Exercise brief: Copy nothing but the text: reproduce each line of the listing exactly and leave the pictures out.
--------
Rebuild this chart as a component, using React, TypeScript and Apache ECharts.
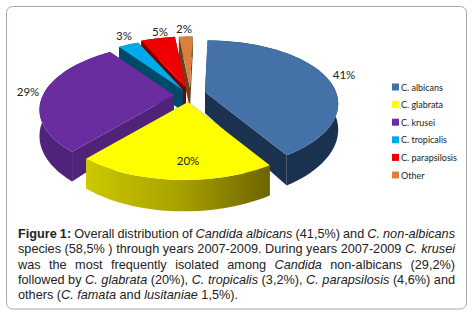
import React, { useEffect, useRef } from "react";
import * as echarts from "echarts";

const categories = ["C. albicans", "C. glabrata", "C. krusei", "C. tropicalis", "C. parapsilosis", "Other"];
const shares = [41, 20, 29, 3, 5, 2];
const topColors = ["#4471a8", "#ffff00", "#6a2da0", "#00a9e9", "#ee0000", "#d98040"];
const wallColors = ["#1b3150", "#a8a200", "#4f2379", "#004a68", "#7a0000", "#6e4020"];
const apexes = [[205, 92], [188, 102], [174, 95], [183, 90], [186, 88], [190, 88]];
const labelAt = [[344, 74], [188, 160], [28, 91], [124, 35], [160, 31], [184, 28]];
const drawOrder = [5, 4, 3, 0, 2, 1];

const RX = 131, RY = 62, Q = 0.0033, H = 25, SKEW = 0.05;

type Word = [string, ("b" | "i")?];
const w = (s: string, k?: "b" | "i"): Word[] => s.split(" ").map((x) => [x, k] as Word);
const captionLines: Word[][] = [
  [...w("Figure 1:", "b"), ...w("Overall distribution of"), ...w("Candida albicans", "i"), ...w("(41,5%) and"), ...w("C. non-albicans", "i")],
  [...w("species (58,5% ) through years 2007-2009. During years 2007-2009"), ...w("C. krusei", "i")],
  [...w("was the most frequently isolated among"), ...w("Candida", "i"), ...w("non-albicans (29,2%)")],
  [...w("followed by"), ...w("C. glabrata", "i"), ...w("(20%),"), ...w("C. tropicalis", "i"), ...w("(3,2%),"), ...w("C. parapsilosis", "i"), ...w("(4,6%) and")],
  [...w("others ("), ...w("C. famata", "i"), ...w("and"), ...w("lusitaniae", "i"), ...w("1,5%).")],
];
const captionY = [234, 249, 265, 280, 295];
const CAP_FONT = 12.7;

function captionGraphics() {
  const ctx = document.createElement("canvas").getContext("2d")!;
  const font = (k?: string) =>
    `${k === "b" ? "bold " : k === "i" ? "italic " : ""}${CAP_FONT}px "Liberation Sans"`;
  const out: any[] = [];
  const L = 18, R = 455;
  captionLines.forEach((line, i) => {
    const widths = line.map(([t, k]) => {
      ctx.font = font(k);
      return ctx.measureText(t).width;
    });
    ctx.font = font();
    const space = ctx.measureText(" ").width;
    const total = widths.reduce((a, b) => a + b, 0);
    const glued = line.filter(([t]) => t === "(").length;
    const gap = i < captionLines.length - 1 ? (R - L - total) / (line.length - 1 - glued) : space;
    let x = L;
    line.forEach(([t, k], j) => {
      out.push({
        type: "text",
        x,
        y: captionY[i],
        style: { text: t, font: font(k), fill: "#222", textVerticalAlign: "middle", textBaseline: "middle" },
      });
      x += widths[j] + (t === "(" ? 0 : gap);
    });
  });
  return out;
}

function project(apex: number[], deg: number, drop: number) {
  const t = (deg * Math.PI) / 180;
  const y0 = -Math.cos(t) * RY;
  const s = 1 / (1 - Q * y0);
  return [apex[0] + Math.sin(t) * RX * s - SKEW * y0 * s, apex[1] + y0 * s + drop * s];
}
function arc(apex: number[], a: number, b: number, drop: number) {
  const pts: number[][] = [];
  const n = Math.max(2, Math.ceil((b - a) / 3));
  for (let i = 0; i <= n; i++) pts.push(project(apex, a + ((b - a) * i) / n, drop));
  return pts;
}

export default function App() {
  const ref = useRef<HTMLDivElement>(null);
  useEffect(() => {
    document.body.style.margin = "0";
    const chart = echarts.init(ref.current!, undefined, { renderer: "svg" });
    const sum = shares.reduce((a, b) => a + b, 0);
    const starts: number[] = [];
    shares.reduce((acc, v, i) => {
      starts[i] = (acc / sum) * 360;
      return acc + v;
    }, 0);

    const series = drawOrder.map((idx) => ({
      type: "custom",
      name: categories[idx],
      coordinateSystem: "none",
      z: 2,
      itemStyle: { color: topColors[idx] },
      data: [[shares[idx]]],
      renderItem: (_: any, api: any) => {
        const v = api.value(0);
        const a = starts[idx];
        const b = a + (v / sum) * 360;
        const ap = apexes[idx];
        const apLow = [ap[0], ap[1] + H * 0.85];
        const top = arc(ap, a, b, 0);
        const low = arc(ap, a, b, H);
        const sideFill =
          idx === 1
            ? new echarts.graphic.LinearGradient(0, 0, 1, 0, [
                { offset: 0, color: "#cdc800" },
                { offset: 0.5, color: "#a8a200" },
                { offset: 1, color: "#6e6400" },
              ])
            : wallColors[idx];
        const wallFill = idx === 1 ? "#6e6400" : wallColors[idx];
        return {
          type: "group",
          children: [
            { type: "polygon", shape: { points: [ap, top[0], low[0], apLow] }, style: { fill: wallFill } },
            { type: "polygon", shape: { points: [ap, top[top.length - 1], low[low.length - 1], apLow] }, style: { fill: wallFill } },
            { type: "polygon", shape: { points: [...top, ...low.slice().reverse()] }, style: { fill: sideFill } },
            { type: "polygon", shape: { points: [ap, ...top] }, style: { fill: topColors[idx] } },
            {
              type: "text",
              x: labelAt[idx][0],
              y: labelAt[idx][1],
              z2: 50,
              style: {
                text: `${v}%`,
                font: "11.5px Lato",
                fill: "#222",
                textAlign: "center",
                textVerticalAlign: "middle",
              },
            },
          ],
        };
      },
    }));

    chart.setOption({
      animation: false,
      backgroundColor: "#fff",
      legend: {
        show: true,
        orient: "vertical",
        left: 392,
        top: 82.5,
        data: categories,
        itemWidth: 7,
        itemHeight: 7,
        itemGap: 8.6,
        icon: "rect",
        textStyle: { fontFamily: "Lato", fontSize: 9, color: "#222", padding: [0, 0, 0, -3] },
        padding: 0,
      },
      graphic: [
        {
          type: "rect",
          shape: { x: 6.5, y: 6.5, width: 460, height: 302.5, r: 6 },
          style: { fill: "none", stroke: "#a8a8b2", lineWidth: 1 },
          z: 0,
        },
        ...captionGraphics(),
      ],
      series,
    } as any);
    return () => chart.dispose();
  }, []);
  return <div ref={ref} style={{ position: "absolute", left: 0, top: 0, width: 473, height: 315 }} />;
}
--------
Solution to this exercise:
Rebuild this chart as a component, using React, TypeScript and Apache ECharts.
import React, { useEffect, useRef } from "react";
import * as echarts from "echarts";

const categories = ["C. albicans", "C. glabrata", "C. krusei", "C. tropicalis", "C. parapsilosis", "Other"];
const shares = [41, 20, 29, 3, 5, 2];
const topColors = ["#4471a8", "#ffff00", "#6a2da0", "#00a9e9", "#ee0000", "#d98040"];
const wallColors = ["#1b3150", "#a8a200", "#4f2379", "#004a68", "#7a0000", "#6e4020"];
const apexes = [[205, 92], [188, 102], [174, 95], [183, 90], [186, 88], [190, 88]];
const labelAt = [[344, 74], [188, 160], [28, 91], [124, 35], [160, 31], [184, 28]];
const drawOrder = [5, 4, 3, 0, 2, 1];

const RX = 131, RY = 62, Q = 0.0033, H = 25, SKEW = 0.05;

type Word = [string, ("b" | "i")?];
const w = (s: string, k?: "b" | "i"): Word[] => s.split(" ").map((x) => [x, k] as Word);
const captionLines: Word[][] = [
  [...w("Figure 1:", "b"), ...w("Overall distribution of"), ...w("Candida albicans", "i"), ...w("(41,5%) and"), ...w("C. non-albicans", "i")],
  [...w("species (58,5% ) through years 2007-2009. During years 2007-2009"), ...w("C. krusei", "i")],
  [...w("was the most frequently isolated among"), ...w("Candida", "i"), ...w("non-albicans (29,2%)")],
  [...w("followed by"), ...w("C. glabrata", "i"), ...w("(20%),"), ...w("C. tropicalis", "i"), ...w("(3,2%),"), ...w("C. parapsilosis", "i"), ...w("(4,6%) and")],
  [...w("others ("), ...w("C. famata", "i"), ...w("and"), ...w("lusitaniae", "i"), ...w("1,5%).")],
];
const captionY = [234, 249, 265, 280, 295];
const CAP_FONT = 12.7;

function captionGraphics() {
  const ctx = document.createElement("canvas").getContext("2d")!;
  const font = (k?: string) =>
    `${k === "b" ? "bold " : k === "i" ? "italic " : ""}${CAP_FONT}px "Liberation Sans"`;
  const out: any[] = [];
  const L = 18, R = 455;
  captionLines.forEach((line, i) => {
    const widths = line.map(([t, k]) => {
      ctx.font = font(k);
      return ctx.measureText(t).width;
    });
    ctx.font = font();
    const space = ctx.measureText(" ").width;
    const total = widths.reduce((a, b) => a + b, 0);
    const glued = line.filter(([t]) => t === "(").length;
    const gap = i < captionLines.length - 1 ? (R - L - total) / (line.length - 1 - glued) : space;
    let x = L;
    line.forEach(([t, k], j) => {
      out.push({
        type: "text",
        x,
        y: captionY[i],
        style: { text: t, font: font(k), fill: "#222", textVerticalAlign: "middle", textBaseline: "middle" },
      });
      x += widths[j] + (t === "(" ? 0 : gap);
    });
  });
  return out;
}

function project(apex: number[], deg: number, drop: number) {
  const t = (deg * Math.PI) / 180;
  const y0 = -Math.cos(t) * RY;
  const s = 1 / (1 - Q * y0);
  return [apex[0] + Math.sin(t) * RX * s - SKEW * y0 * s, apex[1] + y0 * s + drop * s];
}
function arc(apex: number[], a: number, b: number, drop: number) {
  const pts: number[][] = [];
  const n = Math.max(2, Math.ceil((b - a) / 3));
  for (let i = 0; i <= n; i++) pts.push(project(apex, a + ((b - a) * i) / n, drop));
  return pts;
}

export default function App() {
  const ref = useRef<HTMLDivElement>(null);
  useEffect(() => {
    document.body.style.margin = "0";
    const chart = echarts.init(ref.current!, undefined, { renderer: "svg" });
    const sum = shares.reduce((a, b) => a + b, 0);
    const starts: number[] = [];
    shares.reduce((acc, v, i) => {
      starts[i] = (acc / sum) * 360;
      return acc + v;
    }, 0);

    const series = drawOrder.map((idx) => ({
      type: "custom",
      name: categories[idx],
      coordinateSystem: "none",
      z: 2,
      itemStyle: { color: topColors[idx] },
      data: [[shares[idx]]],
      renderItem: (_: any, api: any) => {
        const v = api.value(0);
        const a = starts[idx];
        const b = a + (v / sum) * 360;
        const ap = apexes[idx];
        const apLow = [ap[0], ap[1] + H * 0.85];
        const top = arc(ap, a, b, 0);
        const low = arc(ap, a, b, H);
        const sideFill =
          idx === 1
            ? new echarts.graphic.LinearGradient(0, 0, 1, 0, [
                { offset: 0, color: "#cdc800" },
                { offset: 0.5, color: "#a8a200" },
                { offset: 1, color: "#6e6400" },
              ])
            : wallColors[idx];
        const wallFill = idx === 1 ? "#6e6400" : wallColors[idx];
        return {
          type: "group",
          children: [
            { type: "polygon", shape: { points: [ap, top[0], low[0], apLow] }, style: { fill: wallFill } },
            { type: "polygon", shape: { points: [ap, top[top.length - 1], low[low.length - 1], apLow] }, style: { fill: wallFill } },
            { type: "polygon", shape: { points: [...top, ...low.slice().reverse()] }, style: { fill: sideFill } },
            { type: "polygon", shape: { points: [ap, ...top] }, style: { fill: topColors[idx] } },
            {
              type: "text",
              x: labelAt[idx][0],
              y: labelAt[idx][1],
              z2: 50,
              style: {
                text: `${v}%`,
                font: "11.5px Lato",
                fill: "#222",
                textAlign: "center",
                textVerticalAlign: "middle",
              },
            },
          ],
        };
      },
    }));

    chart.setOption({
      animation: false,
      backgroundColor: "#fff",
      legend: {
        show: true,
        orient: "vertical",
        left: 392,
        top: 82.5,
        data: categories,
        itemWidth: 7,
        itemHeight: 7,
        itemGap: 8.6,
        icon: "rect",
        textStyle: { fontFamily: "Lato", fontSize: 9, color: "#222", padding: [0, 0, 0, -3] },
        padding: 0,
      },
      graphic: [
        {
          type: "rect",
          shape: { x: 6.5, y: 6.5, width: 460, height: 302.5, r: 6 },
          style: { fill: "none", stroke: "#a8a8b2", lineWidth: 1 },
          z: 0,
        },
        ...captionGraphics(),
      ],
      series,
    } as any);
    return () => chart.dispose();
  }, []);
  return <div ref={ref} style={{ position: "absolute", left: 0, top: 0, width: 473, height: 315 }} />;
}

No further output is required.